YOUR TASK: "matplotlib" appears in how many lines of the entries? State only the number.

BEGIN DATA FOR THIS TASK

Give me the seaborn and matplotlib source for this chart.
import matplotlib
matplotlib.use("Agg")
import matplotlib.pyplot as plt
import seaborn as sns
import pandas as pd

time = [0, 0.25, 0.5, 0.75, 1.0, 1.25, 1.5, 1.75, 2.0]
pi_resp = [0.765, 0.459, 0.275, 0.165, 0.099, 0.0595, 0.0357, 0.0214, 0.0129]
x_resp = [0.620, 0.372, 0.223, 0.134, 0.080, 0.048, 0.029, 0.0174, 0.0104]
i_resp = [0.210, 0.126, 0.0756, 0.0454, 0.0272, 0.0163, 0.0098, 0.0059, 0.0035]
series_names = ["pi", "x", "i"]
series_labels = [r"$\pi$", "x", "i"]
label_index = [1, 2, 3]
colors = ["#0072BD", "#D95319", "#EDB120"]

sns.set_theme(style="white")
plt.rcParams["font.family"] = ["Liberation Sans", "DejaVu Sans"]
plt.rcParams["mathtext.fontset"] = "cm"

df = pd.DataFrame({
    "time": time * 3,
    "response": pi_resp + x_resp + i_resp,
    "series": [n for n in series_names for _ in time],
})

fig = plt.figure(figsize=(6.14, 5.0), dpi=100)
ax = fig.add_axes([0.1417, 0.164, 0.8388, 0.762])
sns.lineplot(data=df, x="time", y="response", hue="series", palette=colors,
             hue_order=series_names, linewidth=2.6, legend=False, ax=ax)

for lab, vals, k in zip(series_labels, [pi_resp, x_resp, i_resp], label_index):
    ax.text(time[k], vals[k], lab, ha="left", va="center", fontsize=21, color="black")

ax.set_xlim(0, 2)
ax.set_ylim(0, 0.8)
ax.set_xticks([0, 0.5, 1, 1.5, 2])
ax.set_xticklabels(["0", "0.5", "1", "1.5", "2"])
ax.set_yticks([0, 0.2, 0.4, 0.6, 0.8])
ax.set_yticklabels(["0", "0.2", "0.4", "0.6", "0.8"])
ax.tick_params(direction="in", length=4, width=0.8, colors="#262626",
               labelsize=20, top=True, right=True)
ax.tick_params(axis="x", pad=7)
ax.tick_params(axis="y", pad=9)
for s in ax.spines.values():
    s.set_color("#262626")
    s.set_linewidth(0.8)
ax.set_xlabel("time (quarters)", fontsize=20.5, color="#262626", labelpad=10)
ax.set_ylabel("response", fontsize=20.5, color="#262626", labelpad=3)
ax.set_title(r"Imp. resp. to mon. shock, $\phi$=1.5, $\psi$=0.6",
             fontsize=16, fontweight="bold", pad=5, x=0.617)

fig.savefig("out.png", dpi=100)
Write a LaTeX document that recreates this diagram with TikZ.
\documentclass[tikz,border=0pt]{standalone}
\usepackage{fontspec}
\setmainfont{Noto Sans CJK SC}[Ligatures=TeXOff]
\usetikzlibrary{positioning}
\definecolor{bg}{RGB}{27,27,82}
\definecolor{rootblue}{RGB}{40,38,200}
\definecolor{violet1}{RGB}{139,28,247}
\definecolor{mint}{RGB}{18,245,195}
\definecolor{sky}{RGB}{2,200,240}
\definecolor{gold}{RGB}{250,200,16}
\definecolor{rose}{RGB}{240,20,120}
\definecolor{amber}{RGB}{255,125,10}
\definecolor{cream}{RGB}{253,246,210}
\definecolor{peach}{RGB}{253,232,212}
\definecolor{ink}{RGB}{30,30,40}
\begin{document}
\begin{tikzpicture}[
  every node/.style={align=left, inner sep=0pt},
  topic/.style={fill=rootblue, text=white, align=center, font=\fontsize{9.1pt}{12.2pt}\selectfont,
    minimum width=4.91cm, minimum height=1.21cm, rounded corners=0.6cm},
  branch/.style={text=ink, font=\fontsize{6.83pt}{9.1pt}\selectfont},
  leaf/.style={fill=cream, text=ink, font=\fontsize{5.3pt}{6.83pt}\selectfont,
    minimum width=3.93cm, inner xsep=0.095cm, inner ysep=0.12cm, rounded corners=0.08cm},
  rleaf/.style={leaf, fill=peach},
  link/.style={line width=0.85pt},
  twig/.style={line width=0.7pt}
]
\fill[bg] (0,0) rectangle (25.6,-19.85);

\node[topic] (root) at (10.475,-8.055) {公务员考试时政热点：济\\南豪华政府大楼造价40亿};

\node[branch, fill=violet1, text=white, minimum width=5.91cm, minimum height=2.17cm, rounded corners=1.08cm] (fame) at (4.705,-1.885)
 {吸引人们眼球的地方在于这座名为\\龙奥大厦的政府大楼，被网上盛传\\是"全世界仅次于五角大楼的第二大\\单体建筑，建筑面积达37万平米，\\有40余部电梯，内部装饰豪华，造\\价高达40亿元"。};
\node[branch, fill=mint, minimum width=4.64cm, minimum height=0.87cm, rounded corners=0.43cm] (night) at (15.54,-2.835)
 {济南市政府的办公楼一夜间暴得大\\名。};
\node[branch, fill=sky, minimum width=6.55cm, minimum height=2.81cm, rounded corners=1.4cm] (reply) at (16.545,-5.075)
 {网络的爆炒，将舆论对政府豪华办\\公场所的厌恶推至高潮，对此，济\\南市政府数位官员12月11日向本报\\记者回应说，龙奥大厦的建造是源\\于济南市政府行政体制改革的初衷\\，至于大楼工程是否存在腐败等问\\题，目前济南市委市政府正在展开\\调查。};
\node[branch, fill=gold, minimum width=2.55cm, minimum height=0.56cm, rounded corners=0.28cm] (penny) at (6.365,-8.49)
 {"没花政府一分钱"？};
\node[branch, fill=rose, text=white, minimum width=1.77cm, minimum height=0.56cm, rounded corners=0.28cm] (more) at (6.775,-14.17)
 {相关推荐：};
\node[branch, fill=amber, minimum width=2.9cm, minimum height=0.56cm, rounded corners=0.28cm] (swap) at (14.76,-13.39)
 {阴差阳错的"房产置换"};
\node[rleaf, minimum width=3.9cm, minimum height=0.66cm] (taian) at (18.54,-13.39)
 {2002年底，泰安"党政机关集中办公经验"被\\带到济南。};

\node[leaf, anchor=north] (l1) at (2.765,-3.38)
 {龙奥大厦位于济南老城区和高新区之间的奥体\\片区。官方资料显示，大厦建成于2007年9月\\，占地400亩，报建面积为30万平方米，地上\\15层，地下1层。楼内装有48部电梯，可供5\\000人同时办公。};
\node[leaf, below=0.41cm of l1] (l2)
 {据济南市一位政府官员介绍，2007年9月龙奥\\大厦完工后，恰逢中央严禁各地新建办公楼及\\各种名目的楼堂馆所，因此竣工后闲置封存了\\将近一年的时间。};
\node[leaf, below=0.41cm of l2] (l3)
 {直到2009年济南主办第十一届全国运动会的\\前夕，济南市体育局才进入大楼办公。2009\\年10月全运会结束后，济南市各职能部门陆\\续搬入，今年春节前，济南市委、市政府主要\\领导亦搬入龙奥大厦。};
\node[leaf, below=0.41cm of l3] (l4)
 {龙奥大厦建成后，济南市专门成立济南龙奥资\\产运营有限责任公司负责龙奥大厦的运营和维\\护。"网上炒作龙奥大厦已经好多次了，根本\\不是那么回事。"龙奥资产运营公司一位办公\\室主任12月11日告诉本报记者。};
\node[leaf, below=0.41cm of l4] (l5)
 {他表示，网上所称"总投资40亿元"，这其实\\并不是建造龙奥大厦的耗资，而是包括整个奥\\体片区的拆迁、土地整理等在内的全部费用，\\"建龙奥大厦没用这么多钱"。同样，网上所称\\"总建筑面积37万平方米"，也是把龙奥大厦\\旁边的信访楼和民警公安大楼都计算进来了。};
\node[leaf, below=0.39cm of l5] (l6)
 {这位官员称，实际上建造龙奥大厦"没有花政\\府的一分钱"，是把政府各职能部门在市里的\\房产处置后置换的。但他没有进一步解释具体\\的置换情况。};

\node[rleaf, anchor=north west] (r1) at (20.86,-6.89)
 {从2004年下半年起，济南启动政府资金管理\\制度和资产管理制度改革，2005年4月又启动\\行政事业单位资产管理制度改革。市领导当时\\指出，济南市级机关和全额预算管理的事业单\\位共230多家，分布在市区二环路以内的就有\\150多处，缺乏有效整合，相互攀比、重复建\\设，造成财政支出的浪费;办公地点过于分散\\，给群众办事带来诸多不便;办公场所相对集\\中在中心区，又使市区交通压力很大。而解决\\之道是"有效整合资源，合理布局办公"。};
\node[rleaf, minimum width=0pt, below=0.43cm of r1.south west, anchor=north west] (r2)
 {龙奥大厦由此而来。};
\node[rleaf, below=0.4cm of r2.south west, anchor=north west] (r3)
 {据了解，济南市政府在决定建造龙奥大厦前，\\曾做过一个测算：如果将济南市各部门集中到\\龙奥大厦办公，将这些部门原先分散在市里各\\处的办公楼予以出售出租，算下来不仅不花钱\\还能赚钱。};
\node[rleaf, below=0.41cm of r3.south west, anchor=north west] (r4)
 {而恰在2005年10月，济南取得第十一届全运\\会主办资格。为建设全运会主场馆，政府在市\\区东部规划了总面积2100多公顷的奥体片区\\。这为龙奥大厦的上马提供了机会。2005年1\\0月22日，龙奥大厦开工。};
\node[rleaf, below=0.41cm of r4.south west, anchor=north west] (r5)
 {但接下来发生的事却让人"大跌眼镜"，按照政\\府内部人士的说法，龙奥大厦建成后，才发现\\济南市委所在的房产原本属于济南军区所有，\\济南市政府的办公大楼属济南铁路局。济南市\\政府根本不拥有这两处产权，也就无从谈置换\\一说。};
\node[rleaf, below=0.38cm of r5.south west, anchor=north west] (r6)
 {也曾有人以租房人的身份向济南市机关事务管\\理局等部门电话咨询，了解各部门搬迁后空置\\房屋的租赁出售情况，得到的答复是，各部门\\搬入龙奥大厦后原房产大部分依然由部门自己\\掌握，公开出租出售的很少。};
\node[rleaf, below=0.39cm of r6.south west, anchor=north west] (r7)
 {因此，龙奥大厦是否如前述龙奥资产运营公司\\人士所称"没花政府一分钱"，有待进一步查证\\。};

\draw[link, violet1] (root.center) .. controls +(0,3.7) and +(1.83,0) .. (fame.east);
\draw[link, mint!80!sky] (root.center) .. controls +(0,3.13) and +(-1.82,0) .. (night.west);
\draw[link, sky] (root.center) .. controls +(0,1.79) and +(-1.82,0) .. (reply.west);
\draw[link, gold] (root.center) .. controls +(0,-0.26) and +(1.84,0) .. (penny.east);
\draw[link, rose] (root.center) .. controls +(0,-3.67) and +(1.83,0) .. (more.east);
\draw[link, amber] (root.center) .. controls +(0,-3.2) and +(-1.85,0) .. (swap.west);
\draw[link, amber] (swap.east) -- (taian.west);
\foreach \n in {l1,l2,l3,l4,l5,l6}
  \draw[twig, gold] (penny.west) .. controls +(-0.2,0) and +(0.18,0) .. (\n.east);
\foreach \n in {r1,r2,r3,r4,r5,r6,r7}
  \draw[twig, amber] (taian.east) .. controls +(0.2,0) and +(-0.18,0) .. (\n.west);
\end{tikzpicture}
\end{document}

END DATA FOR THIS TASK

OUTPUT FOR THIS EXERCISE: 4